O Génesis, o livro que abre as Escrituras, conta uma estória intrigante: um grupo de pessoas, unidas pela mesma língua, emigraram do Oriente e, ao chagarem a uma planície em Chinear, deitaram mãos ao barro para construirem uma cidade e uma torre que teria o céu por limite.
Deus, na sua infinita curiosidade, desceu para ver a cidade e a torre que estavam a ser edificadas com tijolos e betume, evocando os zigurate da Babilónia, torres de menagem muito altas dedicadas aos deuses.
E o Senhor disse: «Eles constituem apenas um povo e falam uma única língua. Se principiaram desta maneira, coisa nenhuma os impedirá, de futuro, de realizarem todos os seus projetos. Vamos, pois, descer e confundir de tal modo a linguagem deles que não consigam compreender-se uns aos outros» (Génesis 11: 6-7).
A narração tem um final inesperado: O Senhor dispersou-os por toda a Terra e eles pararam com a construção da cidade que foi batizada de Babel.
Esta narrativa primordial pode ser lida como um ato de sabotagem da parte de Deus contra a concorrência daquele povo sem nome.
De facto, uma das raízes do vocábulo Babel pode ser confusão. Deus confundiu-os e espalhou-os pelo mundo — e obrigou-nos a aprender línguas estrangeiras — porque o empreendimento no vale de Chinear punha em causa a sua soberania incondicional.
Aliás, esta é a leitura mais comum desta estória que explica a origem das línguas diferentes e da colonização de toda a Terra que, segundo a evidência científica, começou a partir de África.
Mas há outra leitura mais interessante.
Reparemos no texto: um povo, com uma linguagem única e um único vocabulário, queria construir num vale uma cidade e uma torre para adquirir um nome.
O numeral um é a chave de leitura da estória, que representa uma grande tentação.
Quando visitei Moçambique em 1990 para participar na ordenação de um colega comboniano e fazer uma reportagem sobre o país, a rádio nacional repetia à saciedade o jingle — cito de cor — «Do Rovuma ao Maputo, um país, uma língua, um partido». A ordem e as palavras podem ser diferentes.
Os regimes ditatoriais e totalitários amam o número um: a unidade nacional, o partido único, o pensamento único contra a diversidade das opções políticas, a essência da democracia.
E Deus?
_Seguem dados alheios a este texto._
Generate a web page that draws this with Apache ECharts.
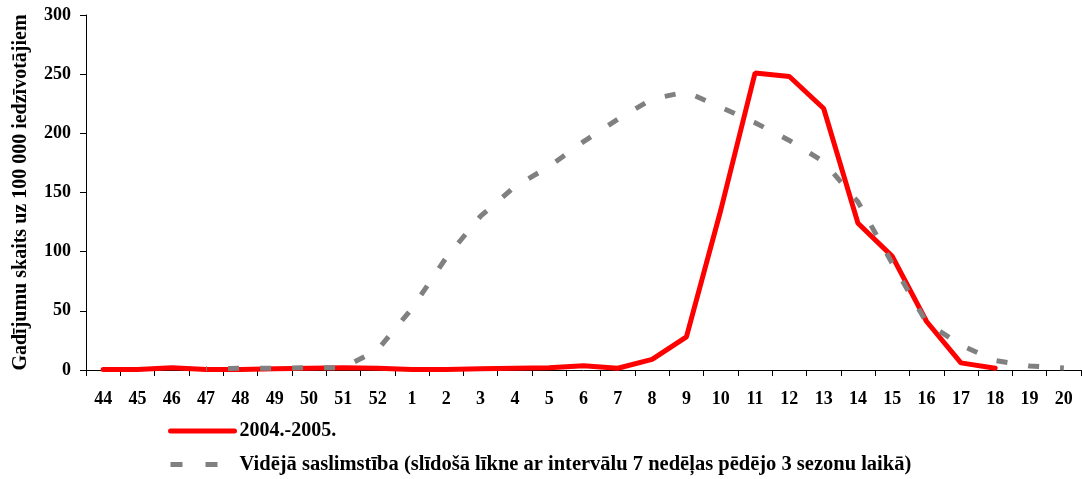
<!DOCTYPE html>
<html>
<head>
<meta charset="utf-8">
<script src="https://cdn.jsdelivr.net/npm/echarts@6/dist/echarts.min.js"></script>
<style>html,body{margin:0;padding:0;background:#fff}#c{width:1082px;height:479px}</style>
</head>
<body>
<div id="c"></div>
<script>
const weeks = ['44','45','46','47','48','49','50','51','52','1','2','3','4','5','6','7','8','9','10','11','12','13','14','15','16','17','18','19','20'];
const season = [0.5,0.5,2,0.5,0.5,1,1.5,2,1.5,0.5,0.5,1,1.5,2,3.5,1.5,9,28,135,251,248,221,124,96,41,6,1.5,null,null];
const average = [null,null,null,1,1.5,1.5,2,2,17,52,95,130,155,172,193,212,229,235,222,209,194,176,142,90,40,21,8,3.4,1.7];
const yTicks = [0,50,100,150,200,250,300];
const nameSeason = '2004.-2005.';
const nameAverage = 'Vidējā saslimstība (slīdošā līkne ar intervālu 7 nedēļas pēdējo 3 sezonu laikā)';
const FONT = "'Times New Roman','Liberation Serif',serif";

const chart = echarts.init(document.getElementById('c'), null, {renderer:'canvas'});
chart.setOption({
  animation: false,
  backgroundColor: '#fff',
  grid: {left: 86, right: 1, top: 15, bottom: 109, containLabel: false},
  xAxis: {
    type: 'category',
    data: weeks,
    boundaryGap: true,
    axisLine: {lineStyle: {color: '#000', width: 1}},
    axisTick: {show: true, length: 6, lineStyle: {color: '#000'}},
    axisLabel: {color: '#000', fontFamily: FONT, fontWeight: 'bold', fontSize: 18, margin: 20, interval: 0},
    splitLine: {show: false}
  },
  yAxis: {
    type: 'value',
    min: yTicks[0], max: yTicks[yTicks.length-1], interval: 50,
    name: 'Gadījumu skaits uz 100 000 iedzīvotājiem',
    nameLocation: 'middle',
    nameGap: 55,
    nameTextStyle: {color: '#000', fontFamily: FONT, fontWeight: 'bold', fontSize: 20},
    axisLine: {show: true, lineStyle: {color: '#000', width: 1}},
    axisTick: {show: true, length: 6, lineStyle: {color: '#000'}},
    axisLabel: {color: '#000', fontFamily: FONT, fontWeight: 'bold', fontSize: 18, margin: 15},
    splitLine: {show: false}
  },
  legend: [
    {
      data: [{name: nameSeason, lineStyle: {width: 5, cap: 'round', color: '#FF0000'}, itemStyle: {opacity: 0}}],
      left: 168, top: 421, orient: 'vertical', padding: 0,
      itemWidth: 64, itemHeight: 14,
      textStyle: {color: '#000', fontFamily: FONT, fontWeight: 'bold', fontSize: 20},
      selectedMode: false
    },
    {
      data: [{name: nameAverage, lineStyle: {type: [12, 23], width: 5, color: '#808080', dashOffset: 0}, itemStyle: {opacity: 0}}],
      left: 168, top: 454, orient: 'vertical', padding: 0,
      itemWidth: 64, itemHeight: 14,
      textStyle: {color: '#000', fontFamily: FONT, fontWeight: 'bold', fontSize: 20.5},
      selectedMode: false
    }
  ],
  series: [
    {
      name: nameSeason,
      type: 'line',
      data: season,
      symbol: 'none',
      color: '#FF0000',
      lineStyle: {color: '#FF0000', width: 5, cap: 'round'},
      z: 2
    },
    {
      name: nameAverage,
      type: 'line',
      data: average,
      symbol: 'none',
      color: '#808080',
      lineStyle: {color: '#808080', width: 5, type: [11, 21], dashOffset: 10, cap: 'butt'},
      z: 3
    }
  ]
});
</script>
</body>
</html>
Ele ama o plural!
Em Fevereiro de 2019, o Papa Francisco escreveu juntamente com Grande Imã de Al-Azhar Ahmad Al-Tayyeb no Documento sobre a Fraternidade Humana em prol da paz mundial e da convivência comum que «o pluralismo e a diversidade de religiões, cor, sexo, raça e língua são despejados por Deus na Sua sabedoria, por meio da qual ele criou os seres humanos».
O Papa argentino, durante a sua participação na Jornada Mundial da Juventude Lisboa 2023, explicou que «um significa solidão, fechamento, pretensão de autossuficiência». Ele tem afirmado repetidamente que a realidade é poliédrica.
Babel também pode significar Porta de Deus.
Vamos até Ele através da pluralidade das línguas, das culturas e dos povos. Ele quis assim.
O último livro da Bíblia, o Apocalipse de São João descreve o conjunto dos redimidos como «uma multidão enorme que ninguém podia contar, de todas as nações tribos, povos e línguas» diante do Cordeiro a aclamar «a salvação pretende ao nosso Deus, que está sentado no trono, e ao Cordeiro» (Apocalipse 7, 9-10).
Daí que o missionário tenha de descalçar as sandálias da sua «etnocentricidade» diante do povo que o acolhe e respeitar a diversidade, porque foi criada e é amada por Deus!